The problem with this from a GeoEvent Server perspective is that the GeoEvent input is querying for feature records using the greatest-value of all the OBJECTID values observed in the last feature record set queried from the service. This means that once feature records with the 80x IDs start being created, the input will remember seeing values in the eight hundred range and will construct a query with a WHERE clause that excludes any feature records whose OBJECTID value is less than 803, 804, 805, ...

Then, when one of the other contributors operating within the block of OBJECTID values allocated to his/her operations, creates new feature records 6, 7, 8, 9, ... none of these are polled by the GeoEvent input because it is using a key value in the 800 range when querying for "new" feature records based on OBJECTID.

You'll be much better-off using a date/time field when querying using the GeoEvent input's "incremental update" capability. But even then, if ArcGIS Collector is adding feature records out-of-order, or is adding them as a batch without setting the date/time each track point was actually collected, you'll have trouble using the GeoEvent Server's polling input to identify feature records which are both "new" and get them in the order they were originally collected.

Also remember that the geodatabase only honors date/time resolution to the second, so even if ArcGIS Collector specifies sub-second / millisecond precision, that precision will be lost. The date/time values of the persisted feature records will either be truncated or rounded to the nearest whole second (I don't remember which).

I recommend taking a look at the blog I referenced above. Depending on how you've chosen to disseminate the event records you've processed, polling for incremental updates can cause you other problems when the GeoEvent Server service is restarted - which will happen if an administrator restarts the ArcGIS Server service or when the server is rebooted. 

Hope this information is helpful -
RJ

NathanKoski
New Contributor III

Hi RJ,

 

Thanks for following up, I have read that blog post in detail, and it was quite helpful on a different project.

I did consider using the incremental updates with the date and time field, however, I am concerned that it will only create more bugs down the line.

Generally, our project goal is to have multiple people being tracked, online or offline. This means that if Person A is out in the field at 4pm and is online, and Person B is out in the field offline at 2pm but syncs their data at 5pm, that Geoevent will ignore Person B's updates because they did not take place after Person A? (If I am explaining the problem right?)

Do you happen to know if Geoevent will reset its incremental querying if I delete the past results? 

Right now the workaround is to receive all updates from the location track layer and to have each event stored in a new feature after Geoevent processes them. Then have the Geoevent use Delete Polled Features option to remove events it has processed off of the location track layer. This feels clunky, but it actually works out pretty well, because it means the location track layer gets cleaned up automatically.

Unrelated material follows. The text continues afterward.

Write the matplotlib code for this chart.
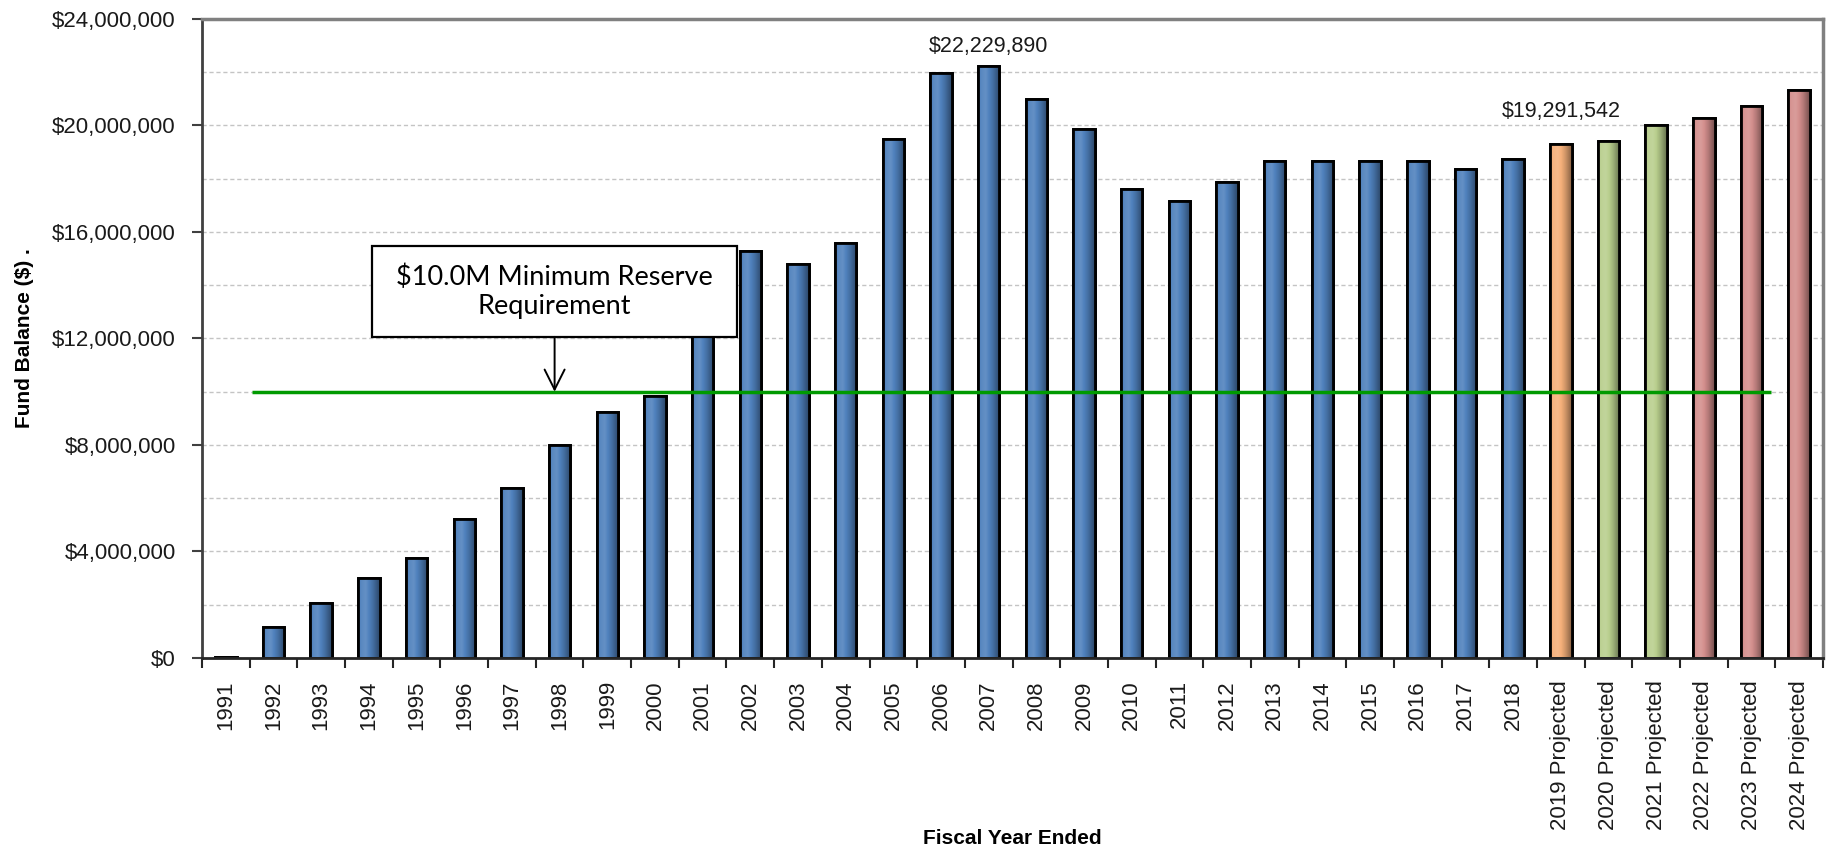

It does not solve the issue we are having with events coming in out of order, however, so using spacial filters and geofences end up being really messy... In my above example, I entered/exited a Geofence twice, however, if I use the ENTER ANY filter I get 12 events stating I entered the Geofence. Very confusing!

Anyways, thanks for your followup! I hope that someone from the collector group knows why my collector syncs data out of order.